Helen Mirren, playing a tough mean rootin’, tootin’, shootin’, Fig Newton killer, in “RED 2”:

“My character’s a retired MI-5 agent with good marksmanship specialty who still wants in on the game. They taught me on a shooting range with real guns. I didn’t feel silly handling them because I’ve done many things where I felt sillier. After my training, guys on the set helped. The ammunition’s quite clunky. In actual fact, I’m against guns.”

The perennial Queen Elizabeth, whose show about HM was a London hit and “might come to New York end of next year,” looked glamorous. Long blond hair, beige sweater outfit. Her Majesty Helen pulled her dress back for me to read the label. Tory Burch. And whose sweater? She removed it and we read “Kate Spade.” Somehow I couldn’t see that happening in Buckingham.

In this movie, Bruce Willis, playing a retired CIA agent who can kill an entire army single-handedly, said: “It’s 1985’s anniversary of my first day that I first began the first ‘Die Hard.’ I didn’t think much of it then. The director walked me through it, saying, ‘Do this . . . do that . . .’ I did it. I was a kid. I still had my New Jersey attitude. I also didn’t know what I was doing.”

He now knows what he’s doing. “What I’m proud of today is my new beautiful wife and our 14-month-old daughter, Mabel Ray. I talk to her, play with her, walk with her. You know what? I’m happy.”

Mary-Louise Parker, playing Bruce’s love interest: “In my early days, I auditioned all the time. Out of money, I’d walk to the next one, four to five a day.

“I was so excited. I shared a one-bedroom with four girls.”

Actor’s back

Following Charles Grodin news yesterday, he wants it known that, come fall, after centuries of no filmmaking, he’ll play Naomi Watts’ pa and Ben Stiller’s pa-in-law in “While We’re Young.” Noah Baumbach directs, Scott Rudin produces, shoots in New York and, except that his kid Marion’s writing a book, enough about him.

Spotlight’s on better cinema

As today’s Hollywood films sink down the toilet, comes Aug. 5 a TV doc on yesterday’s Hollywood history. We’re talking atypical movie stars — Gene Hackman, Dustin Hoffman, — who changed the old studio system to new cinema properties like “Midnight Cowboy,” “The Graduate,” “Bonnie and Clyde,” “Butch Cassidy and the Sundance Kid.”

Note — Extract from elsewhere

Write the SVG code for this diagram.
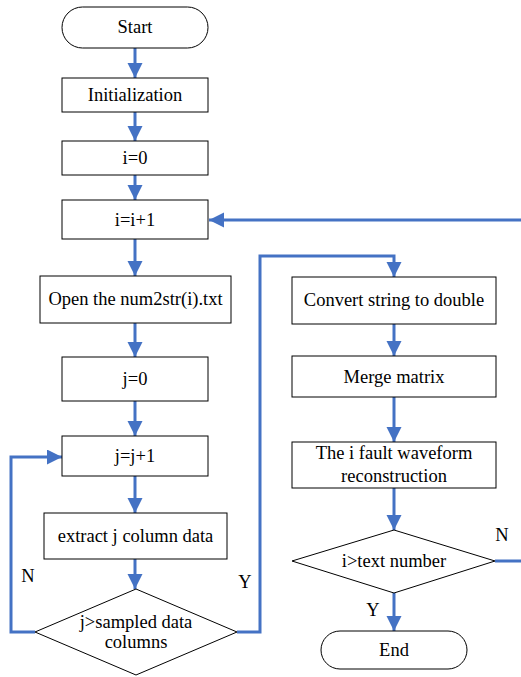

And instead today we have? FX, car crashes, train derailments, computer-generated explosions, naked bodies, dirty words, filthy scenes, zero plots and flicks nobody’s going to see.

Unlikely pair

Wednesday. The Century Club. Lunchtime. Spitzer seated. In came Pataki, whom he succeeded and who then succeeded in going out of his way to avoid Spitzer. When former Gov. George Pataki was seated, ex-Gov. Eliot Spitzer hoisted himself to go over to say, “Hello, Governor.” Friendship friendship, just a perfect blendship.

Sad farewell

Page Morton Black, who immortalized her husband’s Chock full O’Nuts jingle, just left us. Giuliani sang it when she visited City Hall; Cardinal O’Connor sang it at her charity event. She worked for no money seven days a week chairing the Parkinson Foundation. She helped everyone. She never forgot a birthday or holiday. Even her rep, Sy Presten, worked for her for free. We loved her.

Water pride

Dentist Paul Tanners owns bottled water AquaForte. On Montauk Highway, in the intense heat, he was stuck by a fender-bender. Sidelined roadside drivers and passengers in the accident stood sweltering. Opening his trunk, the doc dispensed water bottles. Gratis. One grateful socialite handed him a buck.

Only in New York, kids, only in New York.